View all news

University of Bristol pledges £10 million to address racial inequalities following consultation on renaming buildings with links to slave trade

Press release issued: 28 November 2023

The University of Bristol is pledging £10 million over the next decade to develop a programme that will address racial injustice and inequalities both within the University itself and in the local communities it works with. This will also include presenting the institution’s founders’ historic links to enslavement in a proper context.

Reparative Futures will build on some of the significant initiatives that are ongoing, and that the University has already invested in over the last few years, such as the Black Bristol Scholarships Programme.

In addition, the University will create a community fund for proposals from local groups to work with University of Bristol colleagues on collaborative education and research initiatives that tackle educational, health, and economic inequalities. Partners and experts from ethnically diverse communities will be appointed to support the University’s Reparative Futures programme.

Today’s announcement follows a public consultation over the past 12 months with students, staff and local communities which was centred on whether seven buildings, whose names were linked to families and figures with connections to the transatlantic trade in enslaved Africans or associated products such as tobacco, sugar and cocoa, should be renamed. These included Wills, Fry and Colston.

The complexity of the University’s history is reflected in the mixed feedback received. Respondents felt that it was crucial to acknowledge and explain the past, explaining the historical significance of these figures in terms of their relationships with the University. Based on the feedback of more than 4,000 respondents, the University has decided to take the following steps:

  • Retain all current names of buildings, including Wills and Fry, and work with staff, students and the local community to ensure their full stories and historic connections to the University are made visible. The Wills and Fry families helped found the University in the early 20th century through substantial financial gifts. While the families did not own or traffic in enslaved people, the products that their 18th and early 19th century predecessors dealt in - such as tobacco, sugar and cocoa -were connected to enslaved labour. The University will work with staff, students, and local communities to ensure the full stories of the institution’s origins, both positive and negative, are made more visible.  
  • Remove Edward Colston’s dolphin emblem from the university logo. Colston was a 17th century investor in the slave trade whose statue was toppled into Bristol Docks during a Black Lives Matter protest in 2020. The University received no funding from Colston, who died nearly 200 years before the University was founded, but his personal emblem – the dolphin – formed part of the institution’s crest and modern logo. We will remove the emblem from the logo. The sun symbol of the Wills family and the horse emblem of the Fry’s will remain reflecting the wider decision around retaining building names.

Vice-Chancellor and President, Professor Evelyn Welch, has written an open letter explaining the decisions in more detail and apologising to those who have experienced racism and racist behaviours at the University of Bristol.

Professor Welch said: “I would like to thank everyone who took the time to respond to our survey both online and at in-person sessions, including several powerful and impactful events that were led by local Bristol communities of African and Caribbean descent.

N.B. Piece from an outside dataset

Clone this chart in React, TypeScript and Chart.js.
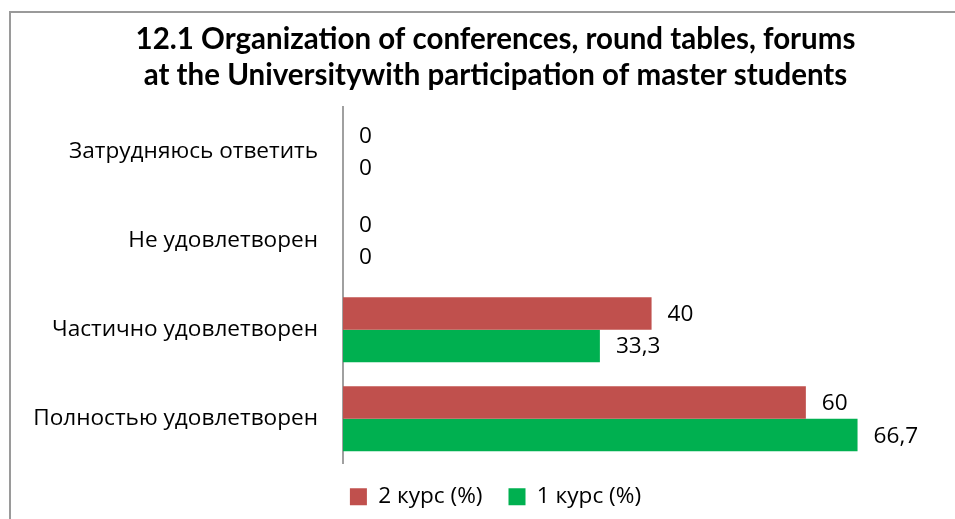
import React, { useEffect, useRef } from 'react';
import { Chart, registerables } from 'chart.js';

Chart.register(...registerables);

const categories = ['Затрудняюсь ответить', 'Не удовлетворен', 'Частично удовлетворен', 'Полностью удовлетворен'];
const seriesNames = ['2 курс (%)', '1 курс (%)'];
const course2 = [0, 0, 40, 60];
const course1 = [0, 0, 33.3, 66.7];
const seriesColors = ['#C0504D', '#00B050'];
const titleLines = [
  '12.1 Organization of conferences, round tables, forums',
  'at the Universitywith participation of master students',
];

const TEXT_FONT = '"Open Sans", "Noto Sans", sans-serif';
const TITLE_FONT = 'Lato, "Open Sans", sans-serif';
const TEXT_SIZE = 22.6;

const valueLabels = {
  id: 'valueLabels',
  afterDatasetsDraw(chart: any) {
    const ctx = chart.ctx;
    ctx.save();
    ctx.font = `${TEXT_SIZE}px ${TEXT_FONT}`;
    ctx.fillStyle = '#000';
    ctx.textAlign = 'left';
    ctx.textBaseline = 'middle';
    chart.data.datasets.forEach((ds: any, i: number) => {
      const meta = chart.getDatasetMeta(i);
      meta.data.forEach((el: any, j: number) => {
        const v = ds.data[j];
        ctx.fillText(String(v).replace('.', ','), el.x + 16, el.y + 1);
      });
    });
    ctx.restore();
  },
};

const legendShift = {
  id: 'legendShift',
  afterLayout(chart: any) {
    const l = chart.legend;
    if (l) {
      l.top -= 4;
      l.bottom -= 4;
    }
  },
};

export default function App() {
  const ref = useRef<HTMLCanvasElement | null>(null);
  useEffect(() => {
    if (!ref.current) return;
    const chart = new Chart(ref.current, {
      type: 'bar',
      data: {
        labels: categories,
        datasets: [
          { label: seriesNames[0], data: course2, backgroundColor: seriesColors[0], borderWidth: 0 },
          { label: seriesNames[1], data: course1, backgroundColor: seriesColors[1], borderWidth: 0 },
        ],
      },
      options: {
        indexAxis: 'y',
        responsive: false,
        animation: false,
        maintainAspectRatio: false,
        layout: { padding: { left: 0, right: 0, top: 0, bottom: 0 } },
        datasets: { bar: { categoryPercentage: 0.73, barPercentage: 1.0 } },
        scales: {
          x: {
            display: false,
            min: 0,
            max: 84,
          },
          y: {
            grid: { display: false, drawTicks: false },
            border: { display: true, color: '#a0a0a0', width: 2 },
            ticks: { color: '#000', padding: 25, font: { family: TEXT_FONT, size: TEXT_SIZE } },
            afterFit: (scale: any) => { scale.width = 343; },
          },
        },
        plugins: {
          title: {
            display: true,
            text: titleLines,
            color: '#000',
            font: { family: TITLE_FONT, size: 29.5, weight: 'bold', lineHeight: 1.22 },
            padding: { top: 21, bottom: 14 },
          },
          legend: {
            position: 'bottom',
            labels: {
              color: '#000',
              boxWidth: 17,
              boxHeight: 17,
              padding: 26,
              font: { family: TEXT_FONT, size: TEXT_SIZE },
            },
          },
          tooltip: { enabled: false },
        },
      },
      plugins: [valueLabels, legendShift],
    } as any);
    return () => chart.destroy();
  }, []);

  return (
    <div style={{ position: 'fixed', left: 0, top: 0, width: 955, height: 519, overflow: 'hidden', background: '#fff' }}>
      <div style={{ position: 'absolute', left: 9, top: 11, width: 1100, height: 700, border: '2px solid #9a9a9a', boxSizing: 'border-box' }} />
      <canvas ref={ref} width={991} height={522} style={{ position: 'absolute', left: 0, top: 0, width: 991, height: 522 }} />
    </div>
  );
}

“Throughout, I heard many distressing stories from those who had experienced racism and racist behaviours while engaging with, working at, or studying at the University of Bristol. What began as a consultation on our history and building renaming became a powerful platform to expose deep hurt and frustration with our slow progress and commitment to racial equity.

“I am deeply sorry for these damaging and hurtful experiences which continue to the present day, and I apologise to everyone impacted by those injustices. We aspire to be an inclusive institution and we must do better.   

“I know that some of these decisions will not please everybody – but we have listened carefully. We must tell our history in an honest, open and transparent way, while at the same time putting our full weight behind substantive action to address the broader issues of systemic racism and inequality here in Bristol and beyond.”

Further information

The city of Bristol and the university’s historical relationship to the Transatlantic trade in enslaved people and the legacies of slavery are the subject of ongoing debate. Many of Bristol’s institutions benefited from the slave trade, either directly in the receipt of property, bequests and philanthropic donations from individuals engaged in trafficking, or indirectly, in the case of the University, such donations originated from individuals or organisations whose wealth can be associated with goods that were produced by enslaved labour but who did not actively participate in enslavement. 

In 2017, a group of students set up a petition to change the name of the Wills Memorial Building because of the family’s links to the tobacco trade. Shortly afterwards, a counter petition was set up to keep the name as it is. The University made a commitment to work with staff, students, and communities in the city of Bristol to help better understand its past and use that knowledge to shape its future.  

In November 2022 an initial report was published, and the University launched a consultation exercise, seeking views on whether seven buildings whose names are linked in different ways to the transatlantic trade in enslaved Africans should be renamed. The exercise was then extended to incorporate more voices from the local black communities. All of the engagement work, qualitative and quantitative data has been evaluated by an independent contractor, who prepared the Consultation and Engagement report.